§ INSTRUCTIONS FOR THE TASK: Line by line, repeat the data below exactly, beginning at the first line and ending at the line with "import plotly.graph_objects as go". Omit pictures.

§ DATA BLOCK:

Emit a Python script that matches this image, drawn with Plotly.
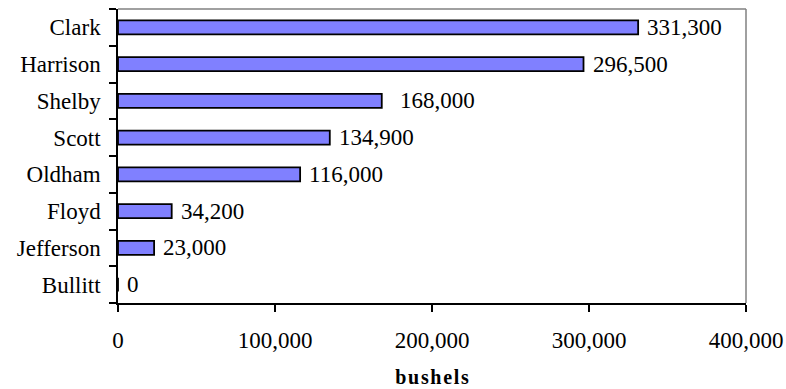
import plotly.graph_objects as go

counties = ["Clark", "Harrison", "Shelby", "Scott", "Oldham", "Floyd", "Jefferson", "Bullitt"]
bushels = [331300, 296500, 168000, 134900, 116000, 34200, 23000, 0]
label_shift = [7, 7, 16, 7, 7, 7, 7, 7]
x_ticks = [0, 100000, 200000, 300000, 400000]
x_tick_text = ["0", "100,000", "200,000", "300,000", "400,000"]

font_family = "Liberation Serif, Times New Roman, serif"
FS = 23

fig = go.Figure(
    go.Bar(
        y=counties,
        x=bushels,
        orientation="h",
        width=0.38,
        marker=dict(color="#8080FF", line=dict(color="black", width=1.8)),
    )
)

for name, val, dx in zip(counties, bushels, label_shift):
    fig.add_annotation(
        x=val, y=name, text=f"{val:,}", showarrow=False,
        xanchor="left", yanchor="middle", xshift=dx,
        font=dict(family=font_family, size=FS, color="black"),
    )

# light grey frame on the top and right edges of the plot area
fig.add_shape(type="line", xref="paper", yref="paper", x0=0, x1=1, y0=1, y1=1,
              line=dict(color="#808080", width=1.5))
fig.add_shape(type="line", xref="paper", yref="paper", x0=1, x1=1, y0=0, y1=1,
              line=dict(color="#808080", width=1.5))

# slightly letter-spaced bold axis title
title_text = "\u200a".join("bushels")

fig.update_layout(
    width=786, height=389,
    margin=dict(l=118, r=40, t=9, b=86),
    plot_bgcolor="white", paper_bgcolor="white",
    showlegend=False,
    font=dict(family=font_family, size=FS, color="black"),
)
fig.update_xaxes(
    range=[0, 400000], tickvals=x_ticks, ticktext=x_tick_text,
    showgrid=False, zeroline=False, automargin=False,
    showline=True, linecolor="black", linewidth=1.5,
    ticks="outside", ticklen=7, tickcolor="black", tickwidth=1.5,
    ticklabelstandoff=9,
    title=dict(text=f"<b>{title_text}</b>", font=dict(family=font_family, size=20), standoff=18),
)
fig.update_yaxes(
    categoryorder="array", categoryarray=counties[::-1],
    showgrid=False, zeroline=False, automargin=False,
    showline=True, linecolor="black", linewidth=1.5,
    ticks="outside", ticklen=7, tickcolor="black", tickwidth=1.5,
    tickson="boundaries", ticklabelstandoff=11,
)

fig.write_html("out.html")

§ RESULT:
Emit a Python script that matches this image, drawn with Plotly.
import plotly.graph_objects as go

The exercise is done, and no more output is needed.